### EXERCISE DIRECTIONS
Skip the pictures, please, and write out exactly the lines from the opening of the data through the line containing "cx, cy, half = 525, 503, 333".

### DATA SEGMENT
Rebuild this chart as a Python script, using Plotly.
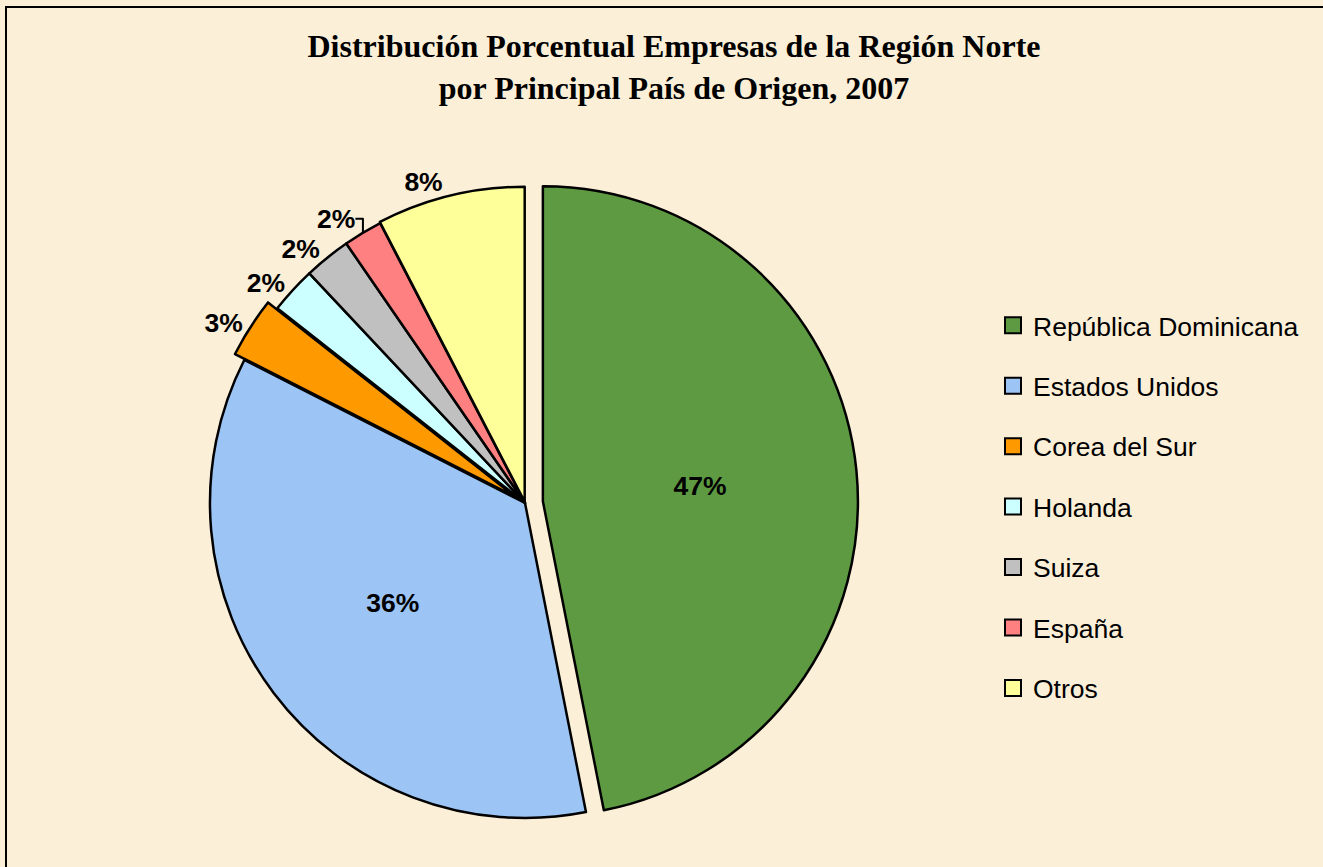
import plotly.graph_objects as go

# ---- data ----
paises = ["República Dominicana", "Estados Unidos", "Corea del Sur", "Holanda", "Suiza", "España", "Otros"]
porcentajes = [46.9, 35.6, 3.1, 2.4, 2.4, 2.0, 7.6]
colores = ["#5E9A42", "#9CC5F6", "#FF9900", "#CCFFFF", "#C0C0C0", "#FF8080", "#FFFF99"]
separacion = [0.057, 0.0, 0.035, 0.0, 0.0, 0.0, 0.004]
posiciones = ["inside", "inside", "outside", "outside", "outside", "outside", "outside"]
titulo = "<b>Distribución Porcentual Empresas de la Región Norte<br>por Principal País de Origen, 2007</b>"

W, H = 1323, 867
cx, cy, half = 525, 503, 333

fig = go.Figure()
fig.add_trace(go.Pie(
    labels=paises,
    values=porcentajes,
    sort=False,
    direction="clockwise",
    rotation=0,
    pull=separacion,
    marker=dict(colors=colores, line=dict(color="black", width=2.5)),
    texttemplate="%{percent:.0%}",
    textposition=posiciones,
    insidetextorientation="horizontal",
    textfont=dict(family="Liberation Sans, Arial", size=26.5, color="black", weight="bold"),
    showlegend=False,
    hoverinfo="label+percent",
    domain=dict(x=[(cx - half) / W, (cx + half) / W],
                y=[(H - cy - half) / H, (H - cy + half) / H]),
))

# legend entries (one per category, same colours)
for nombre, col in zip(paises, colores):
    fig.add_trace(go.Scatter(
        x=[None], y=[None], mode="markers", name=nombre, legendgroup=nombre,
        marker=dict(symbol="square", size=17, color=col, line=dict(color="black", width=2)),
        showlegend=True,
    ))

fig.update_layout(
    width=W, height=H,
    margin=dict(l=0, r=0, t=0, b=0),
    paper_bgcolor="#FBEFD8",
    plot_bgcolor="rgba(0,0,0,0)",
    xaxis=dict(visible=False),
    yaxis=dict(visible=False),
    title=dict(text=titulo, x=674 / W, xanchor="center", y=1 - 57 / H, yanchor="top",
               font=dict(family="Liberation Serif, Times New Roman", size=32, color="black")),
    legend=dict(x=993 / W, xanchor="left", y=(H - 507) / H, yanchor="middle",
                font=dict(family="Liberation Sans, Arial", size=26.5, color="black"),
                tracegroupgap=23, bgcolor="rgba(0,0,0,0)", traceorder="grouped"),
    shapes=[dict(type="rect", xref="paper", yref="paper",
                 x0=6 / W, x1=1.05, y0=-0.05, y1=1 - 7 / H,
                 line=dict(color="black", width=2), fillcolor="rgba(0,0,0,0)", layer="below")],
)

fig.write_html("out.html",
               config={"displayModeBar": False},
               post_script="document.body.style.margin='0';document.body.style.overflow='hidden';")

### EXERCISE SOLUTION
Rebuild this chart as a Python script, using Plotly.
import plotly.graph_objects as go

# ---- data ----
paises = ["República Dominicana", "Estados Unidos", "Corea del Sur", "Holanda", "Suiza", "España", "Otros"]
porcentajes = [46.9, 35.6, 3.1, 2.4, 2.4, 2.0, 7.6]
colores = ["#5E9A42", "#9CC5F6", "#FF9900", "#CCFFFF", "#C0C0C0", "#FF8080", "#FFFF99"]
separacion = [0.057, 0.0, 0.035, 0.0, 0.0, 0.0, 0.004]
posiciones = ["inside", "inside", "outside", "outside", "outside", "outside", "outside"]
titulo = "<b>Distribución Porcentual Empresas de la Región Norte<br>por Principal País de Origen, 2007</b>"

W, H = 1323, 867
cx, cy, half = 525, 503, 333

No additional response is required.